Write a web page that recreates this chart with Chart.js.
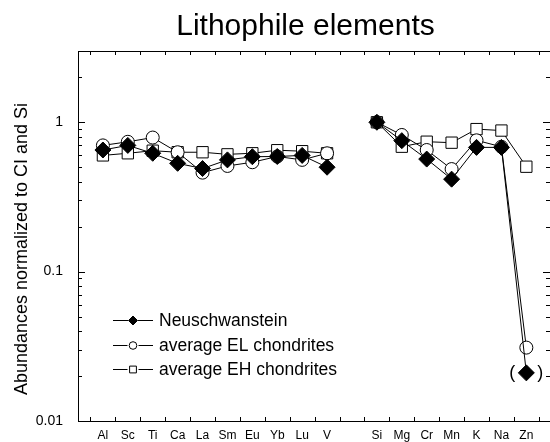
<!DOCTYPE html>
<html><head><meta charset="utf-8">
<script src="https://cdn.jsdelivr.net/npm/chart.js@4/dist/chart.umd.min.js"></script>
<style>html,body{margin:0;padding:0;background:#fff;}canvas{display:block;}</style>
</head><body>
<canvas id="c" width="550" height="442"></canvas>
<script>
// ---- data ----
const categories = ['Al','Sc','Ti','Ca','La','Sm','Eu','Yb','Lu','V','','Si','Mg','Cr','Mn','K','Na','Zn'];
const neuschwanstein = [0.652,0.70,0.62,0.531,0.49,0.56,0.588,0.59,0.60,0.50,null,1.0,0.753,0.567,0.416,0.679,0.679,0.021];
const averageEL      = [0.70,0.74,0.79,0.63,0.46,0.51,0.54,0.59,0.56,0.62,null,1.0,0.822,0.652,0.486,0.757,0.685,0.031];
const averageEH      = [0.60,0.62,0.645,0.63,0.63,0.61,0.62,0.65,0.64,0.62,null,1.0,0.686,0.741,0.73,0.90,0.88,0.504];
const seriesNames = ['Neuschwanstein','average EL chondrites','average EH chondrites'];
const yTickValues = [0.01,0.1,1];
const yTickLabels = ['0.01','0.1','1'];
const titleText = 'Lithophile elements';
const yAxisTitle = 'Abundances normalized to CI and Si';
const bracketedSeries = 0;      // Neuschwanstein
const bracketedCategory = 'Zn'; // value shown in brackets

const FONT = "'Liberation Sans', Arial, Helvetica, sans-serif";
Chart.defaults.font.family = FONT;
Chart.defaults.color = '#000';

const toPoints = arr => arr.map((v,i) => ({x: i+1, y: v}));

const legendStyles = [
  {pointStyle:'rectRot', radius:4.5, fill:'#000', gap:5},
  {pointStyle:'circle', radius:3.8, fill:'#fff', gap:5.5},
  {pointStyle:'rect', radius:4.8, fill:'#fff', gap:5.5}
];

const decor = {
  id: 'decor',
  afterDraw(chart) {
    const {ctx, chartArea: a, scales: {x, y}} = chart;
    ctx.save();
    ctx.strokeStyle = '#000';
    ctx.lineWidth = 1;
    // top frame line
    ctx.beginPath();
    ctx.moveTo(a.left, a.top + 0.5); ctx.lineTo(a.right, a.top + 0.5);
    ctx.stroke();
    // x tick marks (inward), between categories
    ctx.beginPath();
    for (let v = 0.5; v <= x.max; v += 1) {
      const px = Math.round(x.getPixelForValue(v)) + 0.5;
      ctx.moveTo(px, a.bottom); ctx.lineTo(px, a.bottom - 4);
      ctx.moveTo(px, a.top); ctx.lineTo(px, a.top + 4);
    }
    // y tick marks (inward), log major/minor
    for (let e = -2; e <= 0; e++) {
      for (let k = 1; k <= 9; k++) {
        const v = k * Math.pow(10, e);
        if (v < y.min - 1e-9 || v > y.max + 1e-9) continue;
        const py = Math.round(y.getPixelForValue(v)) + 0.5;
        const len = k === 1 ? 7 : 4;
        ctx.moveTo(a.left, py); ctx.lineTo(a.left + len, py);
        ctx.moveTo(a.right, py); ctx.lineTo(a.right - len, py);
      }
    }
    ctx.stroke();

    // title
    ctx.fillStyle = '#000';
    ctx.font = '30px ' + FONT;
    ctx.textAlign = 'center';
    ctx.textBaseline = 'alphabetic';
    ctx.fillText(titleText, 305.5, 35);

    // y axis title
    ctx.save();
    ctx.translate(27, 249);
    ctx.rotate(-Math.PI / 2);
    ctx.font = '18px ' + FONT;
    ctx.textAlign = 'center';
    ctx.textBaseline = 'alphabetic';
    ctx.fillText(yAxisTitle, 0, 0);
    ctx.restore();

    // legend
    const rows = [320, 345, 369];
    chart.data.datasets.forEach((ds, i) => {
      const ry = rows[i] + 0.5;
      const st = legendStyles[i];
      ctx.beginPath();
      ctx.moveTo(113, ry); ctx.lineTo(133 - st.gap, ry);
      ctx.moveTo(133 + st.gap, ry); ctx.lineTo(153, ry);
      ctx.strokeStyle = '#000'; ctx.lineWidth = 1; ctx.stroke();
      ctx.fillStyle = st.fill; ctx.strokeStyle = '#000';
      Chart.helpers.drawPoint(ctx, {pointStyle: st.pointStyle, radius: st.radius, rotation: 0, borderWidth: 1}, 133, ry);
      ctx.fillStyle = '#000';
      ctx.font = '17.5px ' + FONT;
      ctx.textAlign = 'left';
      ctx.textBaseline = 'alphabetic';
      ctx.fillText(ds.label, 159, rows[i] + 6.3);
    });

    // brackets round the bracketed value
    const meta = chart.getDatasetMeta(bracketedSeries);
    const el = meta.data[categories.indexOf(bracketedCategory)];
    if (el) {
      ctx.font = '18px ' + FONT;
      ctx.textAlign = 'center';
      ctx.textBaseline = 'middle';
      ctx.fillText('(', el.x - 14, el.y);
      ctx.fillText(')', el.x + 14, el.y);
    }
    ctx.restore();
  }
};

new Chart(document.getElementById('c'), {
  type: 'line',
  data: {
    datasets: [
      {label: seriesNames[0], data: toPoints(neuschwanstein), borderColor:'#000', borderWidth:1,
       pointStyle:'rectRot', pointRadius:8, pointBackgroundColor:'#000', pointBorderColor:'#000', pointBorderWidth:1},
      {label: seriesNames[1], data: toPoints(averageEL), borderColor:'#000', borderWidth:1,
       pointStyle:'circle', pointRadius:6.5, pointBackgroundColor:'#fff', pointBorderColor:'#000', pointBorderWidth:1},
      {label: seriesNames[2], data: toPoints(averageEH), borderColor:'#000', borderWidth:1,
       pointStyle:'rect', pointRadius:8, pointBackgroundColor:'#fff', pointBorderColor:'#000', pointBorderWidth:1}
    ]
  },
  options: {
    responsive: false,
    animation: false,
    spanGaps: false,
    elements: {line: {tension: 0, fill: false}},
    layout: {autoPadding: false, padding: {top: 51, right: 0, bottom: 0, left: 0}},
    plugins: {legend: {display: false}, title: {display: false}, tooltip: {enabled: false}},
    scales: {
      x: {
        type: 'linear', min: 0, max: 18.95,
        grid: {display: false, drawTicks: false},
        border: {display: true, color: '#000', width: 1},
        afterBuildTicks: s => { s.ticks = categories.map((c,i) => ({value: i+1, label: c})).filter(t => t.label !== ''); },
        ticks: {autoSkip: false, maxRotation: 0, padding: 7, font: {size: 12},
                callback: v => categories[v-1]},
        afterFit: s => { s.height = 21; s.paddingLeft = 0; s.paddingRight = 0; }
      },
      y: {
        type: 'logarithmic', min: 0.01, max: 3,
        grid: {display: false, drawTicks: false},
        border: {display: true, color: '#000', width: 1},
        afterBuildTicks: s => { s.ticks = yTickValues.map(v => ({value: v})); },
        ticks: {padding: 15, font: {size: 14},
                callback: v => yTickLabels[yTickValues.indexOf(v)]},
        afterFit: s => { s.width = 78; s.paddingTop = 0; s.paddingBottom = 0; }
      }
    }
  },
  plugins: [decor]
});
</script>
</body></html>
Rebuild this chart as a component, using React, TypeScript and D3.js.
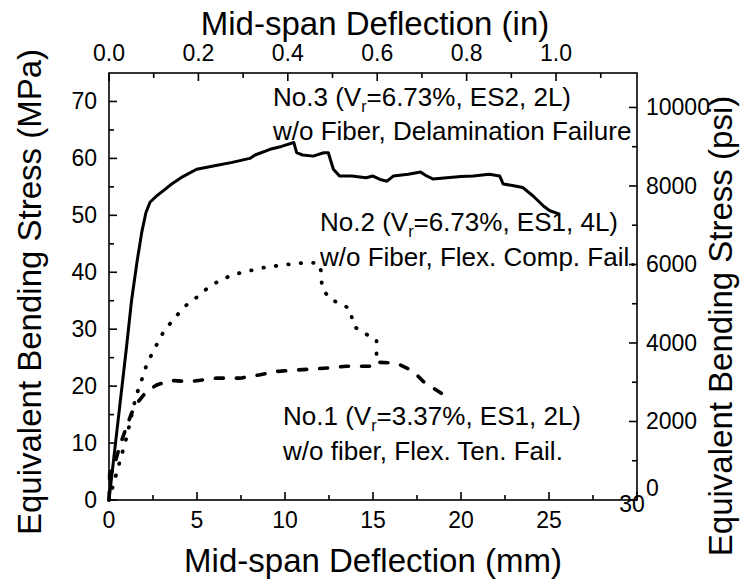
import * as d3 from 'd3';
import React from 'react';

// deflection (mm), stress (MPa)
const no3 = [
  [0, 0], [0.5, 13.5], [1.0, 27], [1.28, 35], [1.6, 42], [1.86, 47], [2.1, 50.5], [2.33, 52.3],
  [2.7, 53.4], [3.2, 54.6], [3.56, 55.5], [4.2, 56.8], [4.98, 58.1], [6.0, 58.7], [7.0, 59.3],
  [8.0, 60.0], [8.3, 60.6], [9.15, 61.6], [9.8, 62.1], [10.5, 62.8], [10.66, 61.0], [11.0, 60.6],
  [11.6, 60.4], [12.2, 61.0], [12.46, 61.0], [12.75, 58.1], [13.1, 56.9], [13.8, 56.9], [14.6, 56.6],
  [15.0, 56.9], [15.4, 56.3], [15.8, 56.0], [16.15, 56.9], [17.0, 57.2], [17.7, 57.6], [18.0, 57.0],
  [18.4, 56.4], [19.2, 56.6], [20.0, 56.8], [20.7, 56.9], [21.6, 57.2], [22.2, 56.9], [22.4, 55.5],
  [23.0, 55.2], [23.5, 54.9], [24.1, 53.4], [24.7, 51.6], [25.05, 50.8], [25.6, 50.2],
];
const no2 = [
  [0, 0], [0.5, 5.5], [1.0, 11], [1.53, 18.2], [1.86, 21.1], [2.14, 23.8], [2.61, 26.7], [3.09, 29.5],
  [3.65, 31.7], [4.3, 34.0], [5.07, 35.8], [5.74, 37.6], [6.4, 38.7], [7.06, 39.6], [7.9, 40.2],
  [8.77, 40.8], [9.7, 41.2], [10.46, 41.5], [11.3, 41.7], [11.9, 41.6], [12.05, 40.2], [12.1, 37.3],
  [12.56, 35.2], [13.2, 34.5], [13.7, 33.5], [13.9, 30.5], [14.5, 29.3], [15.2, 28.2], [15.2, 25.0],
];
const no1 = [
  [0, 0], [0.04, 4.7], [0.34, 6.5], [0.6, 9.4], [1.0, 12.9], [1.29, 15.3], [1.67, 17.3], [2.14, 19.1],
  [2.71, 20.2], [3.47, 21.0], [4.6, 20.8], [6.1, 21.4], [7.44, 21.4], [8.6, 22.0], [9.6, 22.6],
  [11.0, 22.9], [12.5, 23.2], [13.5, 23.5], [15.0, 23.5], [15.1, 24.2], [15.97, 24.1], [16.5, 23.8],
  [17.3, 22.6], [17.86, 20.8], [19.0, 18.5],
];

const mmTicks = [0, 5, 10, 15, 20, 25, 30];
const mmMinor = [2.5, 7.5, 12.5, 17.5, 22.5, 27.5];
const inTicks = [0, 0.2, 0.4, 0.6, 0.8, 1.0];
const inMinor = [0.1, 0.3, 0.5, 0.7, 0.9, 1.1];
const mpaTicks = [0, 10, 20, 30, 40, 50, 60, 70];
const mpaMinor = [5, 15, 25, 35, 45, 55, 65];
const psiTicks = [0, 2000, 4000, 6000, 8000, 10000];
const psiMinor = [1000, 3000, 5000, 7000, 9000];

const MM_PER_IN = 25.4;
const PSI_PER_MPA = 145.038;

const font = '"Liberation Sans", Arial, sans-serif';

export default function App() {
  const left = 109, right = 637, top = 73, bottom = 500;
  const x = d3.scaleLinear().domain([0, 30]).range([left, right]);
  const y = d3.scaleLinear().domain([0, 75]).range([bottom, top]);
  const xin = d3.scaleLinear().domain([0, 30 / MM_PER_IN]).range([left, right]);
  const ypsi = d3.scaleLinear().domain([0, 75 * PSI_PER_MPA]).range([bottom, top]);

  const line = d3.line<number[]>().x(d => x(d[0])).y(d => y(d[1]));

  const major = 8, minor = 5;
  const ax = { stroke: '#000', strokeWidth: 1.6 };
  const tickFont = 23;

  return (
    <svg width={742} height={582} style={{ position: 'absolute', left: 0, top: 0, background: '#fff' }}
      fontFamily={font}>
      <rect x={0} y={0} width={742} height={582} fill="#fff" />

      {/* curves */}
      <path d={line(no3) || ''} fill="none" stroke="#000" strokeWidth={3} strokeLinejoin="round" />
      <path d={line(no2) || ''} fill="none" stroke="#000" strokeWidth={3.8} strokeLinecap="round"
        strokeDasharray="0.5 12" />
      <path d={line(no1) || ''} fill="none" stroke="#000" strokeWidth={3.6} strokeLinecap="round"
        strokeDasharray="8 13" />

      {/* frame */}
      <rect x={left} y={top} width={right - left} height={bottom - top} fill="none" {...ax} />

      {/* bottom axis */}
      {mmTicks.map(t => <line key={'bm' + t} x1={x(t)} x2={x(t)} y1={bottom} y2={bottom - major} {...ax} />)}
      {mmMinor.map(t => <line key={'bn' + t} x1={x(t)} x2={x(t)} y1={bottom} y2={bottom - minor} {...ax} />)}
      {mmTicks.map(t => (
        <text key={'bl' + t} x={t === 30 ? x(t) - 5 : x(t)} y={t === 30 ? 512 : 528} fontSize={tickFont}
          textAnchor="middle">{t}</text>
      ))}
      <text x={373} y={572} fontSize={33} textAnchor="middle">Mid-span Deflection (mm)</text>

      {/* top axis */}
      {inTicks.map(t => <line key={'tm' + t} x1={xin(t)} x2={xin(t)} y1={top} y2={top + major} {...ax} />)}
      {inMinor.map(t => <line key={'tn' + t} x1={xin(t)} x2={xin(t)} y1={top} y2={top + minor} {...ax} />)}
      {inTicks.map(t => (
        <text key={'tl' + t} x={xin(t)} y={61} fontSize={tickFont} textAnchor="middle">{d3.format('.1f')(t)}</text>
      ))}
      <text x={375} y={35} fontSize={33} textAnchor="middle">Mid-span Deflection (in)</text>

      {/* left axis */}
      {mpaTicks.map(t => <line key={'lm' + t} x1={left} x2={left + major} y1={y(t)} y2={y(t)} {...ax} />)}
      {mpaMinor.map(t => <line key={'ln' + t} x1={left} x2={left + minor} y1={y(t)} y2={y(t)} {...ax} />)}
      {mpaTicks.map(t => (
        <text key={'ll' + t} x={97} y={y(t) + 8} fontSize={tickFont} textAnchor="end">{t}</text>
      ))}
      <text transform="translate(41,292) rotate(-90)" fontSize={33} textAnchor="middle">
        Equivalent Bending Stress (MPa)
      </text>

      {/* right axis */}
      {psiTicks.map(t => <line key={'rm' + t} x1={right} x2={right - major} y1={ypsi(t)} y2={ypsi(t)} {...ax} />)}
      {psiMinor.map(t => <line key={'rn' + t} x1={right} x2={right - minor} y1={ypsi(t)} y2={ypsi(t)} {...ax} />)}
      {psiTicks.map(t => (
        <text key={'rl' + t} x={646} y={t === 0 ? 496 : ypsi(t) + 8} fontSize={tickFont} textAnchor="start">{t}</text>
      ))}
      <text transform="translate(732,326) rotate(-90)" fontSize={33} textAnchor="middle">
        Equivalent Bending Stress (psi)
      </text>

      {/* annotations */}
      <g fontSize={26}>
        <text x={273} y={106}>
          No.3 (V<tspan fontSize={16} dy={6}>r</tspan><tspan dy={-6}>=6.73%, ES2, 2L)</tspan>
        </text>
        <text x={273} y={140}>w/o Fiber, Delamination Failure</text>
        <text x={320} y={231}>
          No.2 (V<tspan fontSize={16} dy={6}>r</tspan><tspan dy={-6}>=6.73%, ES1, 4L)</tspan>
        </text>
        <text x={320} y={266}>w/o Fiber, Flex. Comp. Fail.</text>
        <text x={283} y={425}>
          No.1 (V<tspan fontSize={16} dy={6}>r</tspan><tspan dy={-6}>=3.37%, ES1, 2L)</tspan>
        </text>
        <text x={283} y={460}>w/o fiber, Flex. Ten. Fail.</text>
      </g>
    </svg>
  );
}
----
**Short exercise**
Starting with the first line of the data above and ending with the line containing "const toPoints = arr", please restate every line exactly, leaving images out.

**Task answer**
Write a web page that recreates this chart with Chart.js.
<!DOCTYPE html>
<html><head><meta charset="utf-8">
<script src="https://cdn.jsdelivr.net/npm/chart.js@4/dist/chart.umd.min.js"></script>
<style>html,body{margin:0;padding:0;background:#fff;}canvas{display:block;}</style>
</head><body>
<canvas id="c" width="550" height="442"></canvas>
<script>
// ---- data ----
const categories = ['Al','Sc','Ti','Ca','La','Sm','Eu','Yb','Lu','V','','Si','Mg','Cr','Mn','K','Na','Zn'];
const neuschwanstein = [0.652,0.70,0.62,0.531,0.49,0.56,0.588,0.59,0.60,0.50,null,1.0,0.753,0.567,0.416,0.679,0.679,0.021];
const averageEL      = [0.70,0.74,0.79,0.63,0.46,0.51,0.54,0.59,0.56,0.62,null,1.0,0.822,0.652,0.486,0.757,0.685,0.031];
const averageEH      = [0.60,0.62,0.645,0.63,0.63,0.61,0.62,0.65,0.64,0.62,null,1.0,0.686,0.741,0.73,0.90,0.88,0.504];
const seriesNames = ['Neuschwanstein','average EL chondrites','average EH chondrites'];
const yTickValues = [0.01,0.1,1];
const yTickLabels = ['0.01','0.1','1'];
const titleText = 'Lithophile elements';
const yAxisTitle = 'Abundances normalized to CI and Si';
const bracketedSeries = 0;      // Neuschwanstein
const bracketedCategory = 'Zn'; // value shown in brackets

const FONT = "'Liberation Sans', Arial, Helvetica, sans-serif";
Chart.defaults.font.family = FONT;
Chart.defaults.color = '#000';

const toPoints = arr => arr.map((v,i) => ({x: i+1, y: v}));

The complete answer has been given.